Forum Discussion
MutharasuN
Jul 25, 2024Copper Contributor
Azure Machine Learning Pipeline Issue
Hello Team, Currently, we are running a Large set of ML recommendation models in the Azure Compute Cluster while running this model it will take more than 5 days. How can we run a large number ...
Kidd_Ip
Apr 07, 2025MVP
Please consider at the following:
- Use Data Parallelism
Break the data into smaller chunks and process them in parallel across multiple nodes in the Azure Compute Cluster. Azure supports distributed computing via frameworks like Dask or Apache Spark:
- Convert your dataset into smaller partitions and run multiple training jobs in parallel.
- Use Azure Databricks if it's available in your environment for a seamless Spark-based solution.
Example:
import dask.dataframe as dd
# Convert Pandas DataFrame to Dask DataFrame
training_dataset = dd.from_pandas(training_dataset, npartitions=10)
# Perform operations in parallel
result = training_dataset.map_partitions(your_processing_function).compute()
- Optimize LightFM Parameters
When training a LightFM model:
- Experiment with reducing the dimensionality (no_components) or decreasing the epochs initially to test.
- Use a sampling strategy to work with a subset of your data and validate the impact on the results.
For large-scale problems, you can also explore PyTorch-based collaborative filtering models, which are more optimized for GPU utilization.
- Use Azure Machine Learning Pipelines
Azure Machine Learning (AML) pipelines enable efficient orchestration and management of large datasets:
- Break your pipeline into stages (e.g., preprocessing, training, evaluation).
- Use ParallelRunStep for parallel execution.
Example:
from azureml.pipeline.steps import ParallelRunStep
parallel_run_step = ParallelRunStep(
name="parallel-data-processing",
inputs=[input_dataset],
output=output_dataset,
compute_target=compute_cluster,
source_directory="./scripts",
entry_script="process.py",
parallel_run_config=parallel_run_config
)
- Optimize Compute Cluster Usage
- Scale Out: Use a larger number of nodes in the Azure Compute Cluster with sufficient cores and memory to handle the dataset.

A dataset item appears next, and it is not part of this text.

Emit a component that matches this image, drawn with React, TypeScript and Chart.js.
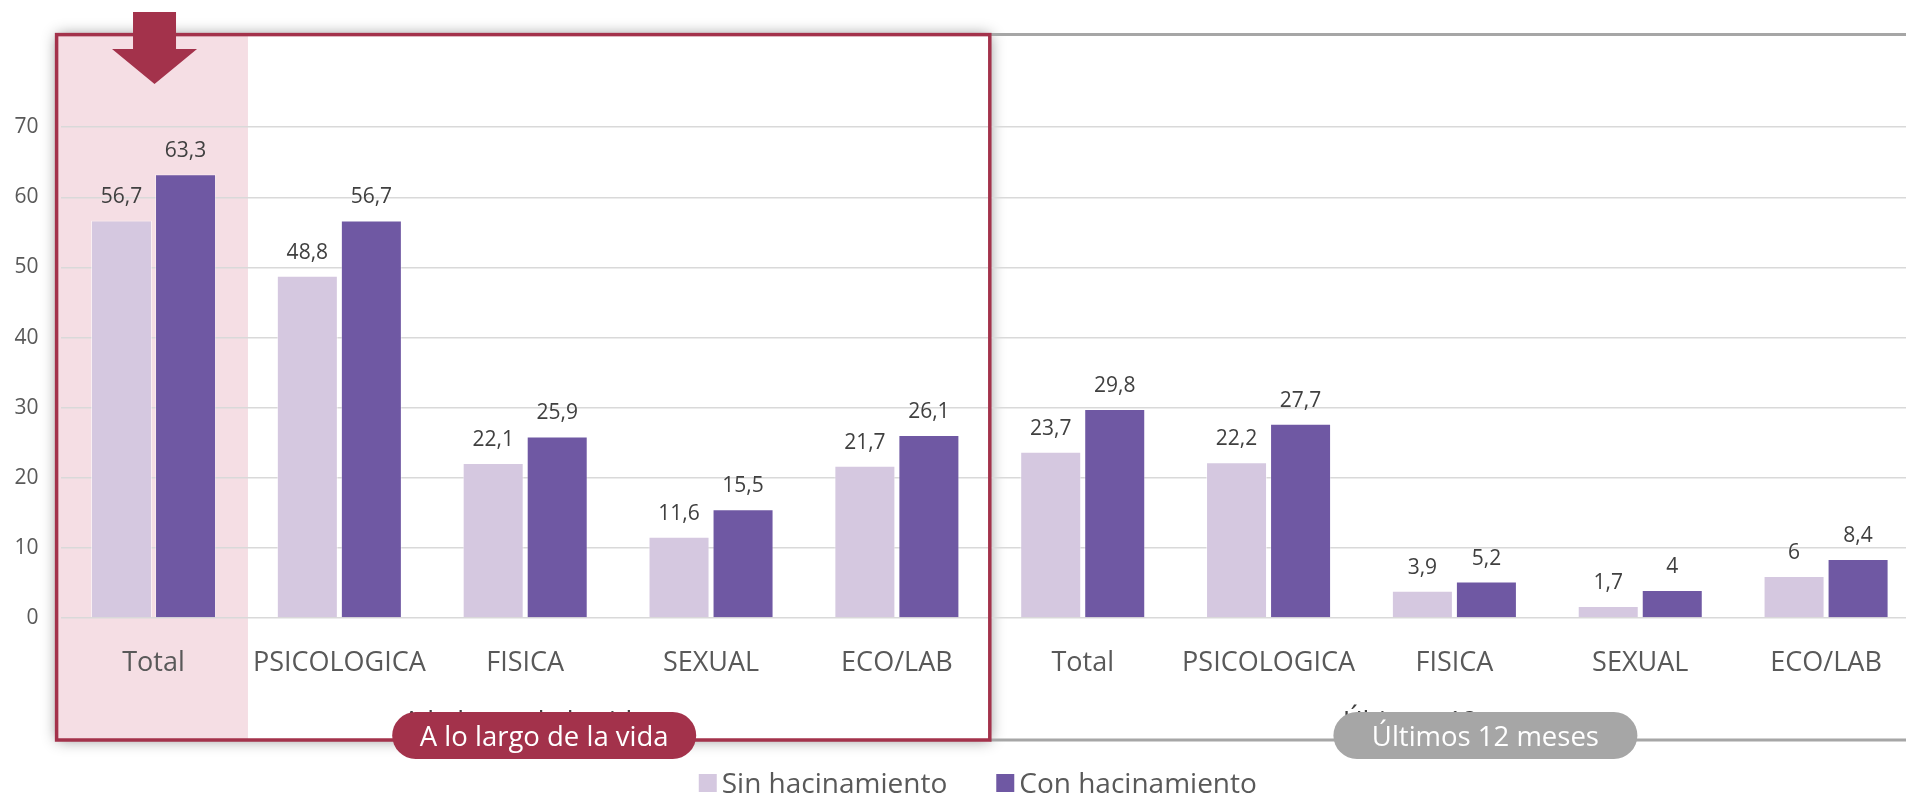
import React, { useEffect, useRef } from "react";
import { Chart, registerables } from "chart.js";

Chart.register(...registerables);

// ---- data ----
const categories = ["Total", "PSICOLOGICA", "FISICA", "SEXUAL", "ECO/LAB", "Total", "PSICOLOGICA", "FISICA", "SEXUAL", "ECO/LAB"];
const periods = ["A lo largo de la vida", "Últimos 12 meses"];
const seriesNames = ["Sin hacinamiento", "Con hacinamiento"];
const sinHacinamiento = [56.7, 48.8, 22.1, 11.6, 21.7, 23.7, 22.2, 3.9, 1.7, 6];
const conHacinamiento = [63.3, 56.7, 25.9, 15.5, 26.1, 29.8, 27.7, 5.2, 4, 8.4];
const yTicks = [0, 10, 20, 30, 40, 50, 60, 70];

// ---- style ----
const W = 1925;
const H = 796;
const FONT = "'Open Sans', sans-serif";
const RED = "#A3324B";
const GRAY = "#A6A6A6";
const PINK = "#F5DEE4";
const SIN_COLOR = "#D5C8E0";
const CON_COLOR = "#6F58A3";

const fmt = (v: number) => String(v).replace(".", ",");

const overlayPlugin = {
  id: "overlay",
  beforeDraw(chart: any) {
    const { ctx, chartArea, scales } = chart;
    const x = scales.x;
    const half = (x.getPixelForValue(1) - x.getPixelForValue(0)) / 2;
    const fL = chartArea.left - 4;
    const fT = chartArea.top;
    const fB = H - 56;
    const fR = x.getPixelForValue(4) + half;
    // outer shadow of the highlight frame
    ctx.save();
    ctx.beginPath();
    ctx.rect(0, 0, W, H);
    ctx.rect(fL, fT, fR - fL, fB - fT);
    ctx.clip("evenodd");
    ctx.shadowColor = "rgba(0,0,0,0.45)";
    ctx.shadowBlur = 14;
    ctx.fillStyle = "#ffffff";
    ctx.fillRect(fL, fT, fR - fL, fB - fT);
    ctx.restore();
    // pink highlight column
    ctx.save();
    ctx.fillStyle = PINK;
    const pR = x.getPixelForValue(0) + half + 1.5;
    ctx.fillRect(fL, fT, pR - fL, fB - fT);
    ctx.restore();
  },
  afterDatasetsDraw(chart: any) {
    const { ctx } = chart;
    ctx.save();
    ctx.font = `21px ${FONT}`;
    ctx.fillStyle = "#404040";
    ctx.textAlign = "center";
    ctx.textBaseline = "alphabetic";
    chart.data.datasets.forEach((ds: any, i: number) => {
      const meta = chart.getDatasetMeta(i);
      meta.data.forEach((bar: any, j: number) => {
        ctx.fillText(fmt(ds.data[j]), bar.x, bar.y - 17);
      });
    });
    ctx.restore();
  },
  afterDraw(chart: any) {
    const { ctx, chartArea, scales } = chart;
    const x = scales.x;
    const half = (x.getPixelForValue(1) - x.getPixelForValue(0)) / 2;
    const fL = chartArea.left - 4;
    const fT = chartArea.top;
    const fB = H - 56;
    const fR = x.getPixelForValue(4) + half;

    ctx.save();
    // gray frame (second period)
    ctx.strokeStyle = GRAY;
    ctx.lineWidth = 3;
    ctx.beginPath();
    ctx.moveTo(fR, fT);
    ctx.lineTo(W, fT);
    ctx.moveTo(fR, fB);
    ctx.lineTo(W, fB);
    ctx.stroke();
    // red frame
    ctx.strokeStyle = RED;
    ctx.lineWidth = 3.5;
    ctx.strokeRect(fL, fT, fR - fL, fB - fT);

    // arrow
    const cx = x.getPixelForValue(0) + 1;
    ctx.fillStyle = RED;
    ctx.beginPath();
    ctx.moveTo(cx - 21.5, 12);
    ctx.lineTo(cx + 21.5, 12);
    ctx.lineTo(cx + 21.5, 49);
    ctx.lineTo(cx + 42.5, 49);
    ctx.lineTo(cx, 84);
    ctx.lineTo(cx - 42.5, 49);
    ctx.lineTo(cx - 21.5, 49);
    ctx.closePath();
    ctx.fill();

    // group (second-level) labels, mostly hidden by the pills
    const groupCenters = [
      (x.getPixelForValue(0) + x.getPixelForValue(4)) / 2,
      (x.getPixelForValue(5) + x.getPixelForValue(9)) / 2,
    ];
    ctx.font = `27px ${FONT}`;
    ctx.fillStyle = "#404040";
    ctx.textAlign = "center";
    ctx.textBaseline = "alphabetic";
    periods.forEach((p, i) => ctx.fillText(p, groupCenters[i], 731));

    // pills
    const pillOffsets = [19, 31];
    const pillColors = [RED, GRAY];
    const pw = 304, ph = 47, py = 712;
    periods.forEach((p, i) => {
      const pc = groupCenters[i] + pillOffsets[i];
      ctx.fillStyle = pillColors[i];
      ctx.beginPath();
      ctx.roundRect(pc - pw / 2, py, pw, ph, ph / 2);
      ctx.fill();
      ctx.fillStyle = "#ffffff";
      ctx.font = `27.5px ${FONT}`;
      ctx.fillText(p, pc, py + 34);
    });

    // legend
    ctx.font = `28px ${FONT}`;
    ctx.textAlign = "left";
    const items = chart.data.datasets.map((d: any) => ({
      label: d.label,
      color: d.backgroundColor,
      w: ctx.measureText(d.label).width,
    }));
    const sw = 18, gapT = 5, gapI = 49;
    const total = items.reduce((s: number, it: any) => s + sw + gapT + it.w, 0) + gapI * (items.length - 1);
    let lx = (chartArea.left + chartArea.right) / 2 - 12 - total / 2;
    items.forEach((it: any) => {
      ctx.fillStyle = it.color;
      ctx.fillRect(lx, 774, sw, sw);
      ctx.fillStyle = "#595959";
      ctx.fillText(it.label, lx + sw + gapT, 793);
      lx += sw + gapT + it.w + gapI;
    });
    ctx.restore();
  },
};

export default function App() {
  const ref = useRef<HTMLCanvasElement | null>(null);

  useEffect(() => {
    let chart: Chart | null = null;
    let cancelled = false;
    const make = () => {
      if (cancelled || !ref.current) return;
      Chart.defaults.font.family = FONT;
      chart = new Chart(ref.current, {
        type: "bar",
        data: {
          labels: categories,
          datasets: [
            {
              label: seriesNames[0],
              data: sinHacinamiento,
              backgroundColor: SIN_COLOR,
              borderColor: "rgba(255,255,255,0.5)",
              borderWidth: 1,
              categoryPercentage: 0.689,
              barPercentage: 0.953,
            },
            {
              label: seriesNames[1],
              data: conHacinamiento,
              backgroundColor: CON_COLOR,
              borderColor: "rgba(255,255,255,0.35)",
              borderWidth: 1,
              categoryPercentage: 0.689,
              barPercentage: 0.953,
            },
          ],
        },
        options: {
          animation: false,
          responsive: false,
          devicePixelRatio: 1,
          layout: { padding: { top: 32, right: 6, left: 0, bottom: 0 } },
          plugins: { legend: { display: false }, tooltip: { enabled: false } },
          scales: {
            x: {
              grid: { display: false, drawTicks: false },
              border: { display: false },
              ticks: {
                color: "#595959",
                font: { size: 27, family: FONT },
                padding: 29,
                maxRotation: 0,
                autoSkip: false,
              },
              afterFit: (s: any) => {
                s.height = 178;
              },
            },
            y: {
              min: 0,
              max: 83.2,
              afterBuildTicks: (s: any) => {
                s.ticks = yTicks.map((v) => ({ value: v }));
              },
              afterFit: (s: any) => {
                s.width = 60.6;
              },
              grid: { color: "#D9D9D9", lineWidth: 1.5, drawTicks: false },
              border: { display: false },
              ticks: {
                color: "#595959",
                font: { size: 21, family: FONT },
                padding: 22,
              },
            },
          },
        },
        plugins: [overlayPlugin],
      } as any);
    };
    const fontsReady = (document as any).fonts
      ? Promise.all([
          (document as any).fonts.load(`27px "Open Sans"`),
          (document as any).fonts.load(`20px "Open Sans"`),
        ])
      : Promise.resolve();
    fontsReady.then(make, make);
    return () => {
      cancelled = true;
      if (chart) chart.destroy();
    };
  }, []);

  return (
    <div
      style={{
        position: "fixed",
        left: 0,
        top: 0,
        width: 1906,
        height: 796,
        overflow: "hidden",
        background: "#ffffff",
      }}
    >
      <canvas ref={ref} width={W} height={H} style={{ width: W, height: H, display: "block" }} />
    </div>
  );
}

- Spot Instances: For cost-saving, configure your cluster to use spot instances if interruptions are acceptable.
- Autoscaling: Enable autoscaling to dynamically allocate compute resources based on workload.
Example:
from azureml.core.compute import AmlCompute, ComputeTarget
compute_config = AmlCompute.provisioning_configuration(vm_size='STANDARD_D16_V3',
min_nodes=0,
max_nodes=20,
idle_seconds_before_scaledown=1200)
compute_cluster = ComputeTarget.create(workspace, 'my-compute-cluster', compute_config)
compute_cluster.wait_for_completion()
- Efficient Data Handling
- Convert your data to Parquet format or use other optimized binary formats to speed up I/O operations.
- Use TabularDataset for streaming data directly from Azure Blob Storage, avoiding large data downloads.